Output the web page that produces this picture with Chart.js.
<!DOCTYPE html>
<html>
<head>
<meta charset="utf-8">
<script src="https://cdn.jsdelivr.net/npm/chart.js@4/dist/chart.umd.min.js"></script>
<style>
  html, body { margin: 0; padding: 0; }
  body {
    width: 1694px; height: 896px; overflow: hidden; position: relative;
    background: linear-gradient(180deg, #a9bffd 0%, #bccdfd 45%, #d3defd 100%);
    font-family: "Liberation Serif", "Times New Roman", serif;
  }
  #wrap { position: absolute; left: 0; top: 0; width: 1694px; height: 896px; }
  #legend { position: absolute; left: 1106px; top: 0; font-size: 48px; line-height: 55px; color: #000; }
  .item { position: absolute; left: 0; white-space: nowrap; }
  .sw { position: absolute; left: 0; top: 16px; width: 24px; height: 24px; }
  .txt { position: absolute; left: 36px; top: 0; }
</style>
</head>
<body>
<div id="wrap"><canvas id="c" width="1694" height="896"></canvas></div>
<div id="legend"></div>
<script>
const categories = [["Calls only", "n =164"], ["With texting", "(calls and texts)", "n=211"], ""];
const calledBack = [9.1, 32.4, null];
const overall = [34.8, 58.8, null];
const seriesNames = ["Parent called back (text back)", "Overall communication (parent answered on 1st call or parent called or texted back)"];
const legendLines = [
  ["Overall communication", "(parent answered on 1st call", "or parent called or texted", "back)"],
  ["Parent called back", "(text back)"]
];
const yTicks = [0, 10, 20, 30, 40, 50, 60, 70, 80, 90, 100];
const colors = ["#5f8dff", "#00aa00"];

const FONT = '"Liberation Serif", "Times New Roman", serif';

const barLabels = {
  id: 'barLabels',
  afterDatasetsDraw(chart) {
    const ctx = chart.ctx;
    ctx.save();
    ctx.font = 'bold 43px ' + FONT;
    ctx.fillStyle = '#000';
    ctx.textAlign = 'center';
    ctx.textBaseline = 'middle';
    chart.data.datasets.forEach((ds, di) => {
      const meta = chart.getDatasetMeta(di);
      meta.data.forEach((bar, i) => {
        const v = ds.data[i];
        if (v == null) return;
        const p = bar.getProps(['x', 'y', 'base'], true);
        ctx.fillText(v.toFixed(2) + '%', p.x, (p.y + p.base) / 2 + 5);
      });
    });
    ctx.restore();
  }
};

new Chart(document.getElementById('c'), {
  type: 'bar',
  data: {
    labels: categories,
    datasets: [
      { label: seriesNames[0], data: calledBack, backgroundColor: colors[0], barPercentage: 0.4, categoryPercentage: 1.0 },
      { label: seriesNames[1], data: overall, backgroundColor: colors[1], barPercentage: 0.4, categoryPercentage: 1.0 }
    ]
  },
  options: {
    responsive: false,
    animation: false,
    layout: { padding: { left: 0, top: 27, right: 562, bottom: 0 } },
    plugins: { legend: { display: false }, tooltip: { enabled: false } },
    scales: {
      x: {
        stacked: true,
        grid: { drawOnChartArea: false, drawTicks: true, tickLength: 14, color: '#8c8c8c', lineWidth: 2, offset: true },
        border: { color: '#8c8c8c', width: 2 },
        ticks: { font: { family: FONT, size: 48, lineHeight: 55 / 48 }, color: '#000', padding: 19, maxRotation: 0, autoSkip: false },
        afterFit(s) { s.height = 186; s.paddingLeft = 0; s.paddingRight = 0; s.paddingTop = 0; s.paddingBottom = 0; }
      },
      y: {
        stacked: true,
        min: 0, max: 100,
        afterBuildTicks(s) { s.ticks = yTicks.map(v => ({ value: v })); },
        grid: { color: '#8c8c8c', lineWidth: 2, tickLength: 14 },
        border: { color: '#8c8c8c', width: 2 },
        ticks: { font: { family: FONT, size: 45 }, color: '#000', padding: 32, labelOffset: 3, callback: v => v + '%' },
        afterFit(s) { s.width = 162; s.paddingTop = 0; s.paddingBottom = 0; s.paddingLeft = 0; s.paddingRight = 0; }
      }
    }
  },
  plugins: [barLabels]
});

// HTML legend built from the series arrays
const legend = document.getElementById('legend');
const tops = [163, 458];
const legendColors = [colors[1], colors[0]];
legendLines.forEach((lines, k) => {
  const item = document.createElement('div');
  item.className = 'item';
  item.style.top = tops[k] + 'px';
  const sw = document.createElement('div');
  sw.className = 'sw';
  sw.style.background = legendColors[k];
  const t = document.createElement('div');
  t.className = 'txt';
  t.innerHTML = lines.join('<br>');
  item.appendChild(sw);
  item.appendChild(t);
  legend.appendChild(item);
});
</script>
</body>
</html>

◇ ◇ ◇ ◇ ◇ ◇ ◇

— Problem statement —
Copy out the whole listing exactly.

— The reply —
Output the web page that produces this picture with Chart.js.
<!DOCTYPE html>
<html>
<head>
<meta charset="utf-8">
<script src="https://cdn.jsdelivr.net/npm/chart.js@4/dist/chart.umd.min.js"></script>
<style>
  html, body { margin: 0; padding: 0; }
  body {
    width: 1694px; height: 896px; overflow: hidden; position: relative;
    background: linear-gradient(180deg, #a9bffd 0%, #bccdfd 45%, #d3defd 100%);
    font-family: "Liberation Serif", "Times New Roman", serif;
  }
  #wrap { position: absolute; left: 0; top: 0; width: 1694px; height: 896px; }
  #legend { position: absolute; left: 1106px; top: 0; font-size: 48px; line-height: 55px; color: #000; }
  .item { position: absolute; left: 0; white-space: nowrap; }
  .sw { position: absolute; left: 0; top: 16px; width: 24px; height: 24px; }
  .txt { position: absolute; left: 36px; top: 0; }
</style>
</head>
<body>
<div id="wrap"><canvas id="c" width="1694" height="896"></canvas></div>
<div id="legend"></div>
<script>
const categories = [["Calls only", "n =164"], ["With texting", "(calls and texts)", "n=211"], ""];
const calledBack = [9.1, 32.4, null];
const overall = [34.8, 58.8, null];
const seriesNames = ["Parent called back (text back)", "Overall communication (parent answered on 1st call or parent called or texted back)"];
const legendLines = [
  ["Overall communication", "(parent answered on 1st call", "or parent called or texted", "back)"],
  ["Parent called back", "(text back)"]
];
const yTicks = [0, 10, 20, 30, 40, 50, 60, 70, 80, 90, 100];
const colors = ["#5f8dff", "#00aa00"];

const FONT = '"Liberation Serif", "Times New Roman", serif';

const barLabels = {
  id: 'barLabels',
  afterDatasetsDraw(chart) {
    const ctx = chart.ctx;
    ctx.save();
    ctx.font = 'bold 43px ' + FONT;
    ctx.fillStyle = '#000';
    ctx.textAlign = 'center';
    ctx.textBaseline = 'middle';
    chart.data.datasets.forEach((ds, di) => {
      const meta = chart.getDatasetMeta(di);
      meta.data.forEach((bar, i) => {
        const v = ds.data[i];
        if (v == null) return;
        const p = bar.getProps(['x', 'y', 'base'], true);
        ctx.fillText(v.toFixed(2) + '%', p.x, (p.y + p.base) / 2 + 5);
      });
    });
    ctx.restore();
  }
};

new Chart(document.getElementById('c'), {
  type: 'bar',
  data: {
    labels: categories,
    datasets: [
      { label: seriesNames[0], data: calledBack, backgroundColor: colors[0], barPercentage: 0.4, categoryPercentage: 1.0 },
      { label: seriesNames[1], data: overall, backgroundColor: colors[1], barPercentage: 0.4, categoryPercentage: 1.0 }
    ]
  },
  options: {
    responsive: false,
    animation: false,
    layout: { padding: { left: 0, top: 27, right: 562, bottom: 0 } },
    plugins: { legend: { display: false }, tooltip: { enabled: false } },
    scales: {
      x: {
        stacked: true,
        grid: { drawOnChartArea: false, drawTicks: true, tickLength: 14, color: '#8c8c8c', lineWidth: 2, offset: true },
        border: { color: '#8c8c8c', width: 2 },
        ticks: { font: { family: FONT, size: 48, lineHeight: 55 / 48 }, color: '#000', padding: 19, maxRotation: 0, autoSkip: false },
        afterFit(s) { s.height = 186; s.paddingLeft = 0; s.paddingRight = 0; s.paddingTop = 0; s.paddingBottom = 0; }
      },
      y: {
        stacked: true,
        min: 0, max: 100,
        afterBuildTicks(s) { s.ticks = yTicks.map(v => ({ value: v })); },
        grid: { color: '#8c8c8c', lineWidth: 2, tickLength: 14 },
        border: { color: '#8c8c8c', width: 2 },
        ticks: { font: { family: FONT, size: 45 }, color: '#000', padding: 32, labelOffset: 3, callback: v => v + '%' },
        afterFit(s) { s.width = 162; s.paddingTop = 0; s.paddingBottom = 0; s.paddingLeft = 0; s.paddingRight = 0; }
      }
    }
  },
  plugins: [barLabels]
});

// HTML legend built from the series arrays
const legend = document.getElementById('legend');
const tops = [163, 458];
const legendColors = [colors[1], colors[0]];
legendLines.forEach((lines, k) => {
  const item = document.createElement('div');
  item.className = 'item';
  item.style.top = tops[k] + 'px';
  const sw = document.createElement('div');
  sw.className = 'sw';
  sw.style.background = legendColors[k];
  const t = document.createElement('div');
  t.className = 'txt';
  t.innerHTML = lines.join('<br>');
  item.appendChild(sw);
  item.appendChild(t);
  legend.appendChild(item);
});
</script>
</body>
</html>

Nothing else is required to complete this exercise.